The "plot" is the main story line that the author wants the reader to follow. It is like an outline that gives structure to the story. Without a plot there is no direction, no point toward which the story is working.
There are five elements to plot:
1. Exposition. This is where the readers are introduced to the main characters, the setting and the conflict of the story.
2. Rising Action. In this section conflict was previously introduced increases, adding to the tension and drama of the story.
3. Climax. This is where the conflict reaches a head and there is a turning point in the plot. What has been building takes place. Some questions are answered, but you still want to know more as a reader.
4. Falling Action. In this phase of the plot all of the previously loose ends begin to come together, giving a sense of completion.
5. Resolution. The concluding events and comments of the story.
Plot is developed through the overall structure of a story. Plot in a story can be seen as a causal sequence of events, like a chain reaction of cause and effect.
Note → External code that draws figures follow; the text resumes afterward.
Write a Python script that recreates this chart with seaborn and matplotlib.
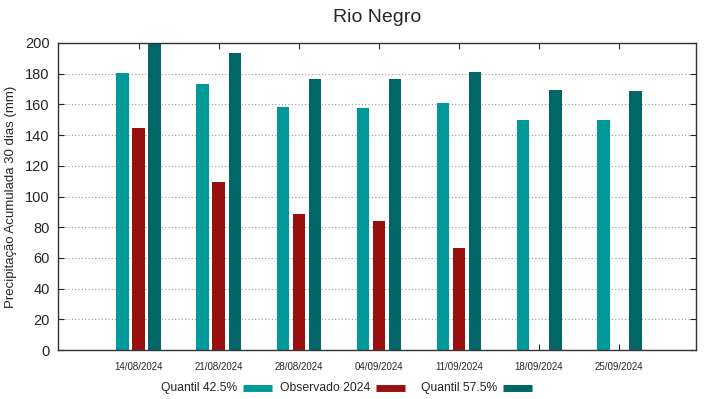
import matplotlib
matplotlib.use('Agg')
import matplotlib.pyplot as plt
from matplotlib.lines import Line2D
import numpy as np
import pandas as pd
import seaborn as sns

datas = ['14/08/2024', '21/08/2024', '28/08/2024', '04/09/2024',
         '11/09/2024', '18/09/2024', '25/09/2024']
quantil_425 = [180.3, 173.3, 158.3, 157.7, 161.0, 149.7, 149.7]
observado   = [144.5, 109.4, 88.6, 84.0, 66.4, np.nan, np.nan]
quantil_575 = [200.0, 193.5, 176.5, 176.5, 181.0, 169.3, 168.6]

series = ['Quantil 42.5%', 'Observado 2024', 'Quantil 57.5%']
cores  = ['#009999', '#991010', '#006666']

df = pd.DataFrame({
    'data': datas * 3,
    'serie': np.repeat(series, len(datas)),
    'valor': quantil_425 + observado + quantil_575,
})

sns.set_style('ticks')
plt.rcParams['font.family'] = ['Liberation Sans', 'DejaVu Sans']

W, H = 719, 399
fig = plt.figure(figsize=(W / 100, H / 100), dpi=100)
ax = fig.add_axes([58 / W, 49 / H, 638 / W, 307 / H])

sns.barplot(
    data=df, x='data', y='valor', hue='serie', order=datas, hue_order=series,
    palette=cores, saturation=1, width=0.6, gap=0.2, errorbar=None,
    linewidth=0, ax=ax, legend=False,
)

ax.set_xlim(-1.01, 6.96)
ax.set_ylim(0, 200)
ax.set_yticks(range(0, 201, 20))
ax.yaxis.grid(True, linestyle=(0, (1, 2)), color='#999999', linewidth=0.8)
ax.set_axisbelow(True)
ax.tick_params(axis='y', direction='in', right=True, labelsize=10.5, length=4, pad=6)
ax.tick_params(axis='x', direction='in', top=True, labelsize=7, length=4, pad=9)
for s in ax.spines.values():
    s.set_color('#333333')
    s.set_linewidth(1)

ax.set_xlabel('')
ax.set_ylabel('Precipitação Acumulada 30 dias (mm)', fontsize=9.5)
ax.yaxis.set_label_coords((17 - 58) / 638, 0.5)
ax.set_title('Rio Negro', fontsize=14, pad=15)

# legenda estilo gnuplot: texto e amostra à direita
leg_y = 1 - 388 / H
text_right = [237, 370, 497]
for nome, cor, xr in zip(series, cores, text_right):
    fig.text(xr / W, leg_y, nome, ha='right', va='center', fontsize=8.75)
    fig.add_artist(Line2D([(xr + 6) / W, (xr + 35) / W], [leg_y, leg_y],
                          color=cor, lw=5, solid_capstyle='butt',
                          transform=fig.transFigure))

fig.savefig('out.png', dpi=100)
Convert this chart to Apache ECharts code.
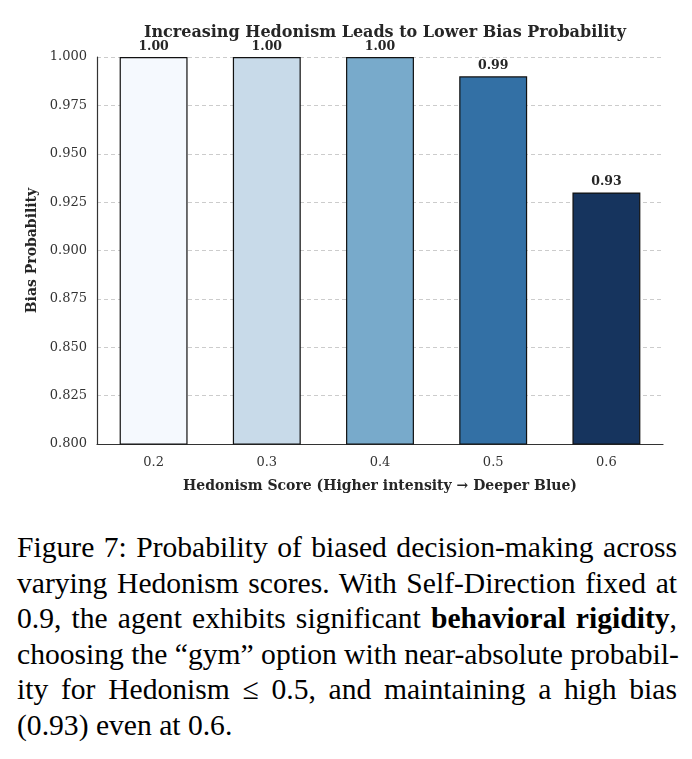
<!DOCTYPE html>
<html>
<head>
<meta charset="utf-8">
<script src="https://cdn.jsdelivr.net/npm/echarts@6/dist/echarts.min.js"></script>
<style>
  body { margin: 0; background: #fff; }
  #chart { position: absolute; left: 0; top: 0; width: 692px; height: 510px; }
  #caption {
    position: absolute; left: 17px; top: 530px; width: 660px;
    font-family: "Liberation Serif", "Times New Roman", Tinos, serif; font-size: 29.6px; line-height: 35.6px;
    color: #000;
  }
  #caption div { text-align: justify; text-align-last: justify; white-space: nowrap; }
  #caption div.last { text-align-last: left; }
</style>
</head>
<body>
<div id="chart"></div>
<div id="caption">
  <div>Figure 7: Probability of biased decision-making across</div>
  <div>varying Hedonism scores. With Self-Direction fixed at</div>
  <div>0.9, the agent exhibits significant <b>behavioral rigidity</b>,</div>
  <div>choosing the &ldquo;gym&rdquo; option with near-absolute probabil-</div>
  <div>ity for Hedonism &le; 0.5, and maintaining a high bias</div>
  <div class="last">(0.93) even at 0.6.</div>
</div>
<script>
var scores = ['0.2', '0.3', '0.4', '0.5', '0.6'];
var biasProb = [1.00, 1.00, 1.00, 0.99, 0.93];
var barColors = ['#f5f9fe', '#c8dae9', '#78aacb', '#3370a5', '#16345e'];

var chart = echarts.init(document.getElementById('chart'));
var serif = 'DejaVu Serif';

var option = {
    animation: false,
    title: {
        text: 'Increasing Hedonism Leads to Lower Bias Probability',
        left: 380,
        textAlign: 'center',
        top: 20,
        textStyle: { fontFamily: serif, fontSize: 16, fontWeight: 'bold', color: '#262626' }
    },
    grid: { left: 97, right: 29, top: 57, bottom: 66 },
    xAxis: {
        type: 'category',
        data: scores,
        name: 'Hedonism Score (Higher intensity \u2192 Deeper Blue)',
        nameLocation: 'middle',
        nameGap: 35,
        nameTextStyle: { fontFamily: serif, fontSize: 14, fontWeight: 'bold', color: '#262626' },
        axisLine: { lineStyle: { color: '#333', width: 1.2 } },
        axisTick: { show: false },
        axisLabel: { fontFamily: serif, fontSize: 13, color: '#333', margin: 12 }
    },
    yAxis: {
        type: 'value',
        min: 0.8,
        max: 1.0,
        interval: 0.025,
        name: 'Bias Probability',
        nameLocation: 'middle',
        nameGap: 58,
        nameTextStyle: { fontFamily: serif, fontSize: 14, fontWeight: 'bold', color: '#262626' },
        axisLine: { show: true, lineStyle: { color: '#333', width: 1.2 } },
        axisTick: { show: false },
        axisLabel: {
            fontFamily: serif, fontSize: 13, color: '#333', margin: 10,
            formatter: function (v) { return v.toFixed(3); }
        },
        splitLine: { lineStyle: { color: '#cccccc', type: [4, 3], width: 1 } }
    },
    series: [{
        type: 'bar',
        barWidth: '60%',
        data: biasProb.map(function (v, i) {
            return { value: v, itemStyle: { color: barColors[i] } };
        }),
        itemStyle: { borderColor: '#111', borderWidth: 1.2 },
        label: {
            show: true,
            position: 'top',
            distance: 4,
            fontFamily: serif, fontSize: 12.5, fontWeight: 'bold', color: '#262626',
            formatter: function (p) { return p.value.toFixed(2); }
        }
    }]
};

chart.setOption(option);
</script>
</body>
</html>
Most plots (story and plot are not synonymous) typically contain these five elements: exposition, rising action, climax, falling action, and resolution.
Exposition: Introduces the setting and the characters where readers get to know the protagonist of the story while the plot conflict is introduced.
Rising action: The rising action occurs when the story starts to build momentum in the conflict through a series of linked causal events.
Climax: The moment of truth in the story, the climax is the turning point of the story when the character must make some sort of decision or choice about the conflict that will decide the direction of the rest of the story.
Falling action: Falling action is the sequence of events that occur after the climax as the story winds down.
Resolution: Also known as the denouement, the resolution is the part of the story where the protagonist's conflict(s) is resolved and the final details of the story are revealed.